Training and Development
In order to retain top performers and boost low morale, it is important to fund continuing education, help employees develop soft skills (such as effective communication and time management), and emphasize the overlap between financial accounting and managerial accounting.
“Analyzing business performance must be a priority for controllers; it’s important for career development.”
More and more people are preferring to work from home. This trend is likely to continue. To improve performance and make working remotely easier, many controllers have moved to cloud-based accounting systems that can be accessed anytime from anywhere via the internet. Leading cloud solutions incorporate automation that supports the continuous accounting approach.
Outdated accounting software can increase the success rate for malware and ransomware. Controllers need to stress the importance of following security protocols and must ensure team members receive training to help them recognize and avoid phishing scams, email spoofing attempts and other security threats.
In order to minimize temptation and make it more difficult to commit fraud, best practices for finance leaders include regular audits and establishing accountability by making managers and supervisors aware of the organization’s policies and, in turn, holding their teams responsible for following them.

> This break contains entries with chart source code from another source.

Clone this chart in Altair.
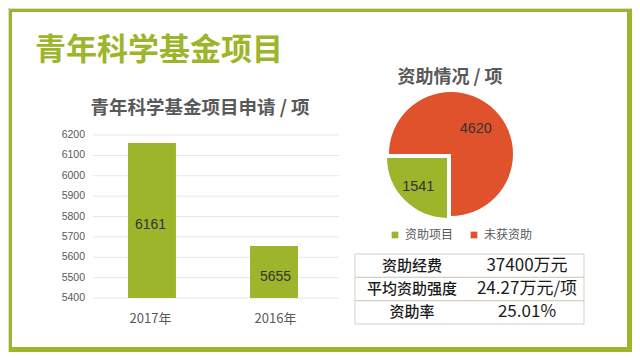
import altair as alt
import pandas as pd

# ---- data ----
years = ["2017年", "2016年"]
applications = [6161, 5655]
y_ticks = [5400, 5500, 5600, 5700, 5800, 5900, 6000, 6100, 6200]
pie_cats = ["资助项目", "未获资助"]
pie_vals = [1541, 4620]
pie_order = [0, 1]
table_labels = ["资助经费", "平均资助强度", "资助率"]
table_values = ["37400万元", "24.27万元/项", "25.01%"]

main_title = "青年科学基金项目"
bar_title = "青年科学基金项目申请 / 项"
pie_title = "资助情况 / 项"

GREEN = "#9db52a"
ORANGE = "#e0522b"
GRAY = "#595959"
FONT = "Noto Sans CJK SC"

W, H = 624, 344

bar_df = pd.DataFrame({"year": years, "value": applications})
tick_df = pd.DataFrame({"tick": y_ticks})
pie_df = pd.DataFrame({"cat": pie_cats, "value": pie_vals, "order": pie_order})
table_df = pd.DataFrame({"row": [0, 1, 2], "label": table_labels, "value": table_values})
one = pd.DataFrame({"a": [0]})

xs = alt.Scale(domain=years, range=[80, 330], paddingInner=0.607, paddingOuter=0.328)
ys = alt.Scale(domain=[5400, 6200], range=[290, 127])
ts = alt.Scale(domain=[0, 1, 2], range=[246, 316], paddingInner=0, paddingOuter=0)

# background panel
panel = alt.Chart(one).mark_rect(color="white").encode(
    x=alt.value(4), x2=alt.value(619), y=alt.value(4), y2=alt.value(339)
)

title_main = alt.Chart(one).mark_text(
    text=main_title, fontSize=31, fontWeight="bold", color=GREEN, align="left", baseline="middle", font=FONT
).encode(x=alt.value(27), y=alt.value(43))

title_bar = alt.Chart(one).mark_text(
    text=bar_title, fontSize=18.5, fontWeight="bold", color=GRAY, align="center", baseline="middle", font=FONT
).encode(x=alt.value(192), y=alt.value(100))

title_pie = alt.Chart(one).mark_text(
    text=pie_title, fontSize=18, fontWeight="bold", color=GRAY, align="center", baseline="middle", font=FONT
).encode(x=alt.value(442), y=alt.value(70))

# bar chart
grid = alt.Chart(tick_df).mark_rule(color="#e6e6e6", strokeWidth=1).encode(
    y=alt.Y("tick:Q", scale=ys, axis=None), x=alt.value(85), x2=alt.value(331)
)
tick_labels = alt.Chart(tick_df).mark_text(
    align="right", baseline="middle", fontSize=10.5, color=GRAY, font="Liberation Sans"
).encode(y=alt.Y("tick:Q", scale=ys, axis=None), x=alt.value(77), text="tick:Q")

bars = alt.Chart(bar_df).mark_bar(color=GREEN).encode(
    x=alt.X("year:N", scale=xs, axis=None),
    y=alt.Y("value:Q", scale=ys, axis=None),
    y2=alt.datum(5400),
)
bar_text = alt.Chart(bar_df).transform_calculate(mid="(datum.value + 5400) / 2").mark_text(
    fontSize=14, color="#333333", baseline="middle", dy=5, font="Liberation Sans"
).encode(
    x=alt.X("year:N", scale=xs, axis=None),
    y=alt.Y("mid:Q", scale=ys, axis=None),
    text="value:Q",
)
x_labels = alt.Chart(bar_df).mark_text(fontSize=13, color=GRAY, baseline="middle", font=FONT).encode(
    x=alt.X("year:N", scale=xs, axis=None), y=alt.value(311), text="year:N"
)

# pie
pie_base = (
    alt.Chart(pie_df)
    .transform_joinaggregate(total="sum(value)")
    .transform_window(cum="sum(value)", sort=[alt.SortField("order")], frame=[None, 0])
    .transform_calculate(
        start="PI + (datum.cum - datum.value) / datum.total * 2 * PI",
        end="PI + datum.cum / datum.total * 2 * PI",
    )
    .transform_calculate(mid="(datum.start + datum.end) / 2")
)
color = alt.Color(
    "cat:N",
    scale=alt.Scale(domain=pie_cats, range=[GREEN, ORANGE]),
    legend=alt.Legend(
        orient="none", legendX=381, legendY=221, direction="horizontal", title=None,
        symbolType="square", symbolSize=45, symbolStrokeWidth=0, labelFontSize=12,
        labelColor=GRAY, labelFont=FONT, columnPadding=14, labelOffset=4,
    ),
)
pie_orange = pie_base.transform_filter(alt.datum.cat == "未获资助").mark_arc(radius=62).encode(
    theta=alt.Theta("start:Q", scale=None, stack=None), theta2="end:Q", color=color,
    x=alt.value(443), y=alt.value(146),
)
pie_green = pie_base.transform_filter(alt.datum.cat == "资助项目").mark_arc(
    radius=62, stroke="white", strokeWidth=2
).encode(
    theta=alt.Theta("start:Q", scale=None, stack=None), theta2="end:Q", color=color,
    x=alt.value(440), y=alt.value(149),
)
pie_text_orange = pie_base.transform_filter(alt.datum.cat == "未获资助").mark_text(
    radius=35, fontSize=14.5, color="#333333", font="Liberation Sans"
).encode(theta=alt.Theta("mid:Q", scale=None, stack=None), text="value:Q", x=alt.value(443), y=alt.value(146))
pie_text_green = pie_base.transform_filter(alt.datum.cat == "资助项目").mark_text(
    radius=42, fontSize=14.5, color="#333333", font="Liberation Sans"
).encode(theta=alt.Theta("mid:Q", scale=None, stack=None), text="value:Q", x=alt.value(440), y=alt.value(149))

# table
table_rect = alt.Chart(table_df).mark_rect(fillOpacity=0, stroke="#d5d0bd", strokeWidth=1).encode(
    y=alt.Y("row:O", scale=ts, axis=None), x=alt.value(347), x2=alt.value(576)
)
table_left = alt.Chart(table_df).mark_text(fontSize=15, fontWeight=500, color="#1a1a1a", font=FONT).encode(
    y=alt.Y("row:O", scale=ts, axis=None), x=alt.value(404), text="label:N"
)
table_right = alt.Chart(table_df).mark_text(fontSize=17, color="#1a1a1a", font=FONT).encode(
    y=alt.Y("row:O", scale=ts, axis=None), x=alt.value(519), text="value:N"
)

chart = (
    alt.layer(
        panel, title_main, title_bar, title_pie,
        grid, bars, tick_labels, bar_text, x_labels,
        pie_orange, pie_green, pie_text_orange, pie_text_green,
        table_rect, table_left, table_right,
    )
    .resolve_scale(y="independent", x="independent")
    .properties(width=W, height=H, padding=0, autosize=alt.AutoSizeParams(type="none"), background=GREEN)
    .configure_view(stroke=None)
    .configure(font=FONT)
)

chart.save("out.html", embed_options={"renderer": "svg", "actions": False})
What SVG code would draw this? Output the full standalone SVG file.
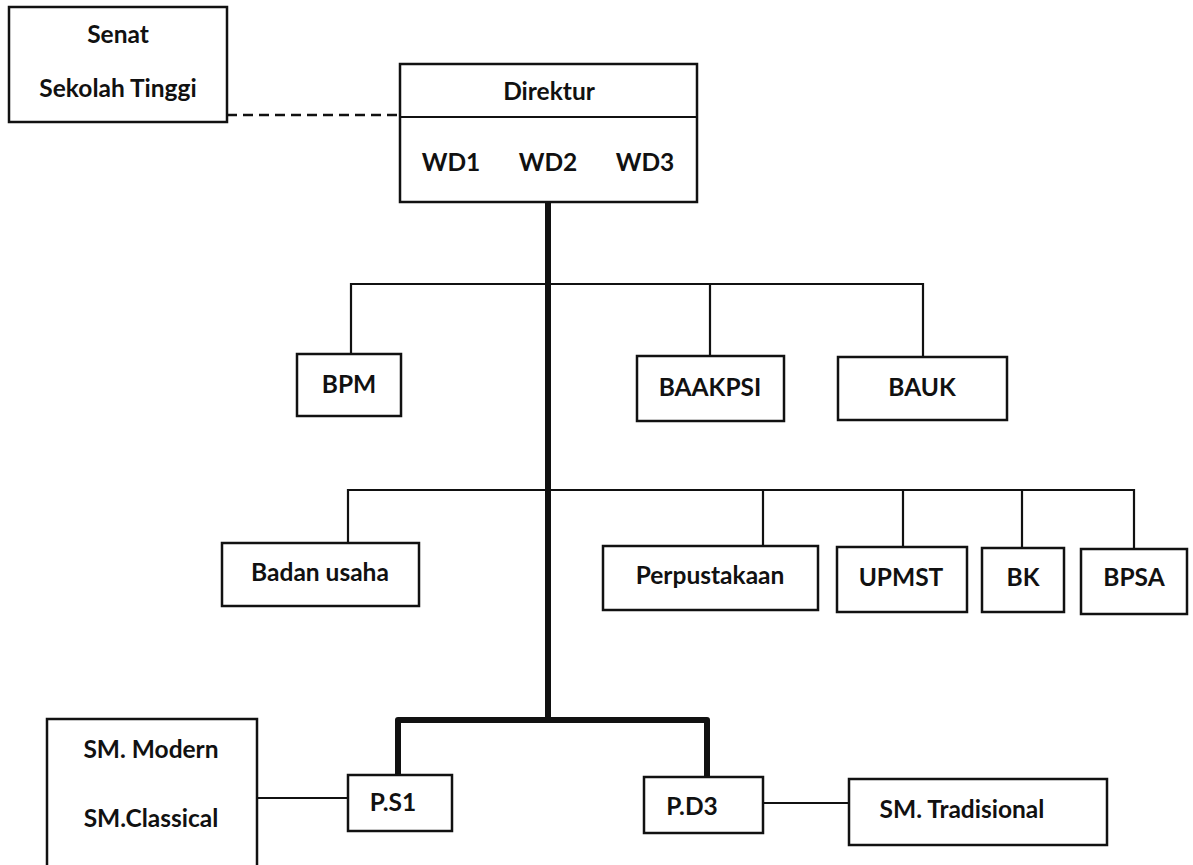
<svg xmlns="http://www.w3.org/2000/svg" width="1193" height="865" viewBox="0 0 1193 865">
<style>
.box{fill:#fff;stroke:#111;stroke-width:2.5}
.ln{fill:none;stroke:#111;stroke-width:2.2}
.thick{fill:none;stroke:#111;stroke-width:6;stroke-linejoin:round}
.dash{fill:none;stroke:#111;stroke-width:2.5;stroke-dasharray:10 6}
text{font-family:Lato,"Open Sans","Liberation Sans",sans-serif;font-weight:bold;font-size:24.5px;fill:#111;text-anchor:middle}
</style>
<rect width="1193" height="865" fill="#fff"/>
<g id="connectors">
<line class="dash" x1="227" y1="115" x2="400" y2="115"/>
<path class="thick" d="M548 202 V720 M398 775 V720 H707 V777"/>
<path class="ln" d="M351 354 V284 H923 V357 M710 284 V356"/>
<path class="ln" d="M348 543 V490 H1134 V549 M763 490 V546 M903 490 V547 M1022 490 V548"/>
<line class="ln" x1="257" y1="798" x2="348" y2="798"/>
<line class="ln" x1="763" y1="803" x2="849" y2="803"/>
</g>
<g id="senat">
<rect class="box" x="9" y="7" width="218" height="115"/>
<text x="118" y="43">Senat</text>
<text x="118" y="97">Sekolah Tinggi</text>
</g>
<g id="direktur">
<rect class="box" x="400" y="64" width="297" height="138"/>
<line class="ln" x1="400" y1="117" x2="697" y2="117"/>
<text x="549" y="100">Direktur</text>
<text x="451" y="171">WD1</text>
<text x="548" y="171">WD2</text>
<text x="645" y="171">WD3</text>
</g>
<g id="bpm">
<rect class="box" x="297" y="354" width="104" height="62"/>
<text x="349" y="393">BPM</text>
</g>
<g id="baakpsi">
<rect class="box" x="637" y="356" width="147" height="65"/>
<text x="710" y="396">BAAKPSI</text>
</g>
<g id="bauk">
<rect class="box" x="838" y="357" width="169" height="63"/>
<text x="922" y="396">BAUK</text>
</g>
<g id="badan-usaha">
<rect class="box" x="222" y="543" width="197" height="63"/>
<text x="320" y="581">Badan usaha</text>
</g>
<g id="perpustakaan">
<rect class="box" x="603" y="546" width="215" height="64"/>
<text x="710" y="584">Perpustakaan</text>
</g>
<g id="upmst">
<rect class="box" x="837" y="547" width="130" height="65"/>
<text x="901" y="586">UPMST</text>
</g>
<g id="bk">
<rect class="box" x="982" y="548" width="82" height="64"/>
<text x="1023" y="586">BK</text>
</g>
<g id="bpsa">
<rect class="box" x="1081" y="549" width="106" height="65"/>
<text x="1134" y="586">BPSA</text>
</g>
<g id="sm-modern-classical">
<rect class="box" x="47" y="719" width="210" height="150"/>
<text x="151" y="758">SM. Modern</text>
<text x="151" y="827">SM.Classical</text>
</g>
<g id="ps1">
<rect class="box" x="348" y="775" width="104" height="56"/>
<text x="393" y="811">P.S1</text>
</g>
<g id="pd3">
<rect class="box" x="644" y="777" width="119" height="56"/>
<text x="692" y="815">P.D3</text>
</g>
<g id="sm-tradisional">
<rect class="box" x="849" y="779" width="258" height="66"/>
<text x="962" y="818">SM. Tradisional</text>
</g>
</svg>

Flawed assumptions, insufficient rigor and limited data inputs all contribute to forecasting errors. The first step in improving the process is to identify the assumptions, especially those that are unstated, followed by testing and retesting to confirm their validity.
“Effective controllers are leveraging financial modeling tools to improve accuracy. By modeling cash flow, burn rate, liquidity and other outcomes under different conditions, business leaders are forced to rethink and defend those all-important assumptions.”
Embracing the Latest Technology
Current and emerging technologies will fundamentally change how finance and accounting professionals do their jobs. Those at the forefront are using technologies like robotic process automation, machine learning and advanced analytics to change their organizations.
“While controllers have always exhibited logic, attention to detail and a process-centric mindset, their expanded role requires soft skills around leadership, collaboration and communication, both with their teams and with others throughout the company.”